***** Material provided *****

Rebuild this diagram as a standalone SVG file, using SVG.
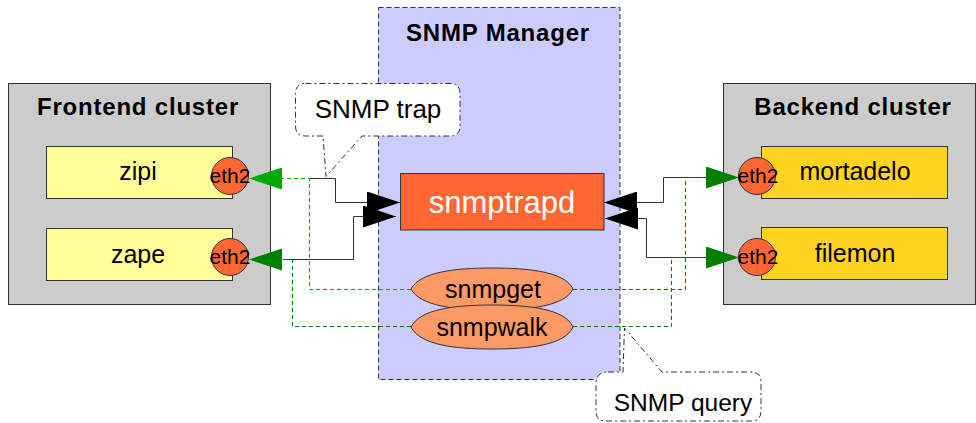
<svg xmlns="http://www.w3.org/2000/svg" width="976" height="423" viewBox="0 0 976 423">
  <style>
    .cluster { fill: #cccccc; stroke: #333333; stroke-width: 1; }
    .title { font-family: "Liberation Sans", Arial, sans-serif; font-weight: bold; font-size: 24px; letter-spacing: 0.8px; fill: #000000; text-anchor: middle; }
    .label { font-family: "Liberation Sans", Arial, sans-serif; font-size: 25px; fill: #000000; text-anchor: middle; }
    .front { fill: #ffff99; stroke: #333333; stroke-width: 1; }
    .back { fill: #ffd320; stroke: #333333; stroke-width: 1; }
    .nic { fill: #ff6633; stroke: #333333; stroke-width: 1; }
    .nictext { font-family: "Liberation Sans", Arial, sans-serif; font-size: 21px; fill: #000000; text-anchor: middle; }
    .manager { fill: #ccccff; stroke: #333333; stroke-width: 1; stroke-dasharray: 5 3; }
    .daemon { fill: #ff6633; stroke: #333333; stroke-width: 1; }
    .tool { fill: #ff9966; stroke: #333333; stroke-width: 1; }
    .callout { fill: #ffffff; stroke: #333333; stroke-width: 1; stroke-dasharray: 6 3 2 3; }
    .trap { fill: none; stroke: #333333; stroke-width: 1; marker-end: url(#arrowBlack); }
    .query { fill: none; stroke-width: 1; stroke-dasharray: 4 3; }
  </style>
  <defs>
    <marker id="arrowBlack" viewBox="0 0 33 22" refX="33" refY="11" markerWidth="33" markerHeight="22" markerUnits="userSpaceOnUse" orient="auto">
      <path d="M0,0 L33,11 L0,22 Z" fill="#000000"/>
    </marker>
    <marker id="arrowGreen" viewBox="0 0 33 22" refX="33" refY="11" markerWidth="33" markerHeight="22" markerUnits="userSpaceOnUse" orient="auto">
      <path d="M0,0 L33,11 L0,22 Z" fill="#008000"/>
    </marker>
    <marker id="arrowLightGreen" viewBox="0 0 33 22" refX="33" refY="11" markerWidth="33" markerHeight="22" markerUnits="userSpaceOnUse" orient="auto">
      <path d="M0,0 L33,11 L0,22 Z" fill="#00aa00"/>
    </marker>
  </defs>

  <!-- Frontend cluster -->
  <g id="frontend-cluster">
    <rect class="cluster" x="8.5" y="83.5" width="262" height="221"/>
    <text class="title" x="138" y="115">Frontend cluster</text>
  </g>
  <g id="zipi">
    <rect class="front" x="46.5" y="146.5" width="186" height="52"/>
    <text class="label" x="138" y="180">zipi</text>
    <circle class="nic" cx="230" cy="176" r="18.5"/>
    <text class="nictext" x="230" y="182.5">eth2</text>
  </g>
  <g id="zape">
    <rect class="front" x="46.5" y="228.5" width="186" height="52"/>
    <text class="label" x="138" y="263">zape</text>
    <circle class="nic" cx="230" cy="257" r="18.5"/>
    <text class="nictext" x="230" y="263.5">eth2</text>
  </g>

  <!-- Backend cluster -->
  <g id="backend-cluster">
    <rect class="cluster" x="723.5" y="83.5" width="252" height="221"/>
    <text class="title" x="853" y="115">Backend cluster</text>
  </g>
  <g id="mortadelo">
    <rect class="back" x="761.5" y="146.5" width="186" height="52"/>
    <text class="label" x="855" y="180">mortadelo</text>
    <circle class="nic" cx="757" cy="176" r="18.5"/>
    <text class="nictext" x="758" y="182.5">eth2</text>
  </g>
  <g id="filemon">
    <rect class="back" x="761.5" y="227.5" width="186" height="52"/>
    <text class="label" x="855" y="262">filemon</text>
    <circle class="nic" cx="757" cy="257" r="18.5"/>
    <text class="nictext" x="758" y="263.5">eth2</text>
  </g>

  <!-- SNMP manager host -->
  <g id="snmp-manager">
    <rect class="manager" x="378.5" y="7.5" width="241.5" height="372"/>
    <text class="title" x="498" y="41">SNMP Manager</text>
  </g>
  <g id="snmptrapd">
    <rect class="daemon" x="400.5" y="173.5" width="203.5" height="56.5"/>
    <text class="label" x="502" y="213" style="font-size:31px; fill:#ffffff">snmptrapd</text>
  </g>

  <!-- Connectors -->
  <g id="connectors">
    <!-- traps: agents to snmptrapd -->
    <path class="trap" d="M309,178.5 H335.5 V202.5 H400"/>
    <path class="trap" d="M283,259.5 H353.5 V216.5 H396"/>
    <path class="trap" d="M706,177.5 H663.5 V202.5 H604"/>
    <path class="trap" d="M706,257.5 H646.5 V218.5 H605"/>
    <!-- queries: snmpget / snmpwalk to agents -->
    <path class="query" stroke="#00aa00" marker-end="url(#arrowLightGreen)" d="M411,289.5 H309.5 V178.5 H249"/>
    <path class="query" stroke="#008000" marker-end="url(#arrowGreen)" d="M411,326.5 H292.5 V259.5 H249"/>
    <path class="query" stroke="#008000" marker-end="url(#arrowGreen)" d="M573,289.5 H685.5 V177.5 H739"/>
    <path class="query" stroke="#008000" marker-end="url(#arrowGreen)" d="M573,326.5 H671.5 V257.5 H739"/>
  </g>

  <!-- query tools -->
  <g id="snmpget">
    <path class="tool" d="M411,289 C420,272 455,268 492,268 C530,268 565,272 573,289 C565,306 530,310 492,310 C455,310 420,306 411,289 Z"/>
    <text class="label" x="493" y="298">snmpget</text>
  </g>
  <g id="snmpwalk">
    <path class="tool" d="M411,327 C420,309 455,305 492,305 C530,305 565,309 573,327 C565,345 530,349 492,349 C455,349 420,345 411,327 Z"/>
    <text class="label" x="492" y="336">snmpwalk</text>
  </g>

  <!-- callouts -->
  <g id="callout-trap">
    <path class="callout" d="M305.5,83.5 H450 Q460,83.5 460,93.5 V126 Q460,136 450,136 H362 L326,176.5 L323,136 H305.5 Q295.5,136 295.5,126 V93.5 Q295.5,83.5 305.5,83.5 Z"/>
    <text class="label" x="378" y="118" style="font-size:26px">SNMP trap</text>
  </g>
  <g id="callout-query">
    <path class="callout" d="M608,372 H623 L624.5,328 L662,372 H751 Q761,372 761,382 V411 Q761,421 751,421 H606 Q596,421 596,411 V384 Q596,372 608,372 Z"/>
    <text class="label" x="683" y="411" style="font-size:24.5px">SNMP query</text>
  </g>
</svg>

*****

- **Short problem**
Return the listing above in full and without alteration, excluding its pictures.

- **Result of the task**
Rebuild this diagram as a standalone SVG file, using SVG.
<svg xmlns="http://www.w3.org/2000/svg" width="976" height="423" viewBox="0 0 976 423">
  <style>
    .cluster { fill: #cccccc; stroke: #333333; stroke-width: 1; }
    .title { font-family: "Liberation Sans", Arial, sans-serif; font-weight: bold; font-size: 24px; letter-spacing: 0.8px; fill: #000000; text-anchor: middle; }
    .label { font-family: "Liberation Sans", Arial, sans-serif; font-size: 25px; fill: #000000; text-anchor: middle; }
    .front { fill: #ffff99; stroke: #333333; stroke-width: 1; }
    .back { fill: #ffd320; stroke: #333333; stroke-width: 1; }
    .nic { fill: #ff6633; stroke: #333333; stroke-width: 1; }
    .nictext { font-family: "Liberation Sans", Arial, sans-serif; font-size: 21px; fill: #000000; text-anchor: middle; }
    .manager { fill: #ccccff; stroke: #333333; stroke-width: 1; stroke-dasharray: 5 3; }
    .daemon { fill: #ff6633; stroke: #333333; stroke-width: 1; }
    .tool { fill: #ff9966; stroke: #333333; stroke-width: 1; }
    .callout { fill: #ffffff; stroke: #333333; stroke-width: 1; stroke-dasharray: 6 3 2 3; }
    .trap { fill: none; stroke: #333333; stroke-width: 1; marker-end: url(#arrowBlack); }
    .query { fill: none; stroke-width: 1; stroke-dasharray: 4 3; }
  </style>
  <defs>
    <marker id="arrowBlack" viewBox="0 0 33 22" refX="33" refY="11" markerWidth="33" markerHeight="22" markerUnits="userSpaceOnUse" orient="auto">
      <path d="M0,0 L33,11 L0,22 Z" fill="#000000"/>
    </marker>
    <marker id="arrowGreen" viewBox="0 0 33 22" refX="33" refY="11" markerWidth="33" markerHeight="22" markerUnits="userSpaceOnUse" orient="auto">
      <path d="M0,0 L33,11 L0,22 Z" fill="#008000"/>
    </marker>
    <marker id="arrowLightGreen" viewBox="0 0 33 22" refX="33" refY="11" markerWidth="33" markerHeight="22" markerUnits="userSpaceOnUse" orient="auto">
      <path d="M0,0 L33,11 L0,22 Z" fill="#00aa00"/>
    </marker>
  </defs>

  <!-- Frontend cluster -->
  <g id="frontend-cluster">
    <rect class="cluster" x="8.5" y="83.5" width="262" height="221"/>
    <text class="title" x="138" y="115">Frontend cluster</text>
  </g>
  <g id="zipi">
    <rect class="front" x="46.5" y="146.5" width="186" height="52"/>
    <text class="label" x="138" y="180">zipi</text>
    <circle class="nic" cx="230" cy="176" r="18.5"/>
    <text class="nictext" x="230" y="182.5">eth2</text>
  </g>
  <g id="zape">
    <rect class="front" x="46.5" y="228.5" width="186" height="52"/>
    <text class="label" x="138" y="263">zape</text>
    <circle class="nic" cx="230" cy="257" r="18.5"/>
    <text class="nictext" x="230" y="263.5">eth2</text>
  </g>

  <!-- Backend cluster -->
  <g id="backend-cluster">
    <rect class="cluster" x="723.5" y="83.5" width="252" height="221"/>
    <text class="title" x="853" y="115">Backend cluster</text>
  </g>
  <g id="mortadelo">
    <rect class="back" x="761.5" y="146.5" width="186" height="52"/>
    <text class="label" x="855" y="180">mortadelo</text>
    <circle class="nic" cx="757" cy="176" r="18.5"/>
    <text class="nictext" x="758" y="182.5">eth2</text>
  </g>
  <g id="filemon">
    <rect class="back" x="761.5" y="227.5" width="186" height="52"/>
    <text class="label" x="855" y="262">filemon</text>
    <circle class="nic" cx="757" cy="257" r="18.5"/>
    <text class="nictext" x="758" y="263.5">eth2</text>
  </g>

  <!-- SNMP manager host -->
  <g id="snmp-manager">
    <rect class="manager" x="378.5" y="7.5" width="241.5" height="372"/>
    <text class="title" x="498" y="41">SNMP Manager</text>
  </g>
  <g id="snmptrapd">
    <rect class="daemon" x="400.5" y="173.5" width="203.5" height="56.5"/>
    <text class="label" x="502" y="213" style="font-size:31px; fill:#ffffff">snmptrapd</text>
  </g>

  <!-- Connectors -->
  <g id="connectors">
    <!-- traps: agents to snmptrapd -->
    <path class="trap" d="M309,178.5 H335.5 V202.5 H400"/>
    <path class="trap" d="M283,259.5 H353.5 V216.5 H396"/>
    <path class="trap" d="M706,177.5 H663.5 V202.5 H604"/>
    <path class="trap" d="M706,257.5 H646.5 V218.5 H605"/>
    <!-- queries: snmpget / snmpwalk to agents -->
    <path class="query" stroke="#00aa00" marker-end="url(#arrowLightGreen)" d="M411,289.5 H309.5 V178.5 H249"/>
    <path class="query" stroke="#008000" marker-end="url(#arrowGreen)" d="M411,326.5 H292.5 V259.5 H249"/>
    <path class="query" stroke="#008000" marker-end="url(#arrowGreen)" d="M573,289.5 H685.5 V177.5 H739"/>
    <path class="query" stroke="#008000" marker-end="url(#arrowGreen)" d="M573,326.5 H671.5 V257.5 H739"/>
  </g>

  <!-- query tools -->
  <g id="snmpget">
    <path class="tool" d="M411,289 C420,272 455,268 492,268 C530,268 565,272 573,289 C565,306 530,310 492,310 C455,310 420,306 411,289 Z"/>
    <text class="label" x="493" y="298">snmpget</text>
  </g>
  <g id="snmpwalk">
    <path class="tool" d="M411,327 C420,309 455,305 492,305 C530,305 565,309 573,327 C565,345 530,349 492,349 C455,349 420,345 411,327 Z"/>
    <text class="label" x="492" y="336">snmpwalk</text>
  </g>

  <!-- callouts -->
  <g id="callout-trap">
    <path class="callout" d="M305.5,83.5 H450 Q460,83.5 460,93.5 V126 Q460,136 450,136 H362 L326,176.5 L323,136 H305.5 Q295.5,136 295.5,126 V93.5 Q295.5,83.5 305.5,83.5 Z"/>
    <text class="label" x="378" y="118" style="font-size:26px">SNMP trap</text>
  </g>
  <g id="callout-query">
    <path class="callout" d="M608,372 H623 L624.5,328 L662,372 H751 Q761,372 761,382 V411 Q761,421 751,421 H606 Q596,421 596,411 V384 Q596,372 608,372 Z"/>
    <text class="label" x="683" y="411" style="font-size:24.5px">SNMP query</text>
  </g>
</svg>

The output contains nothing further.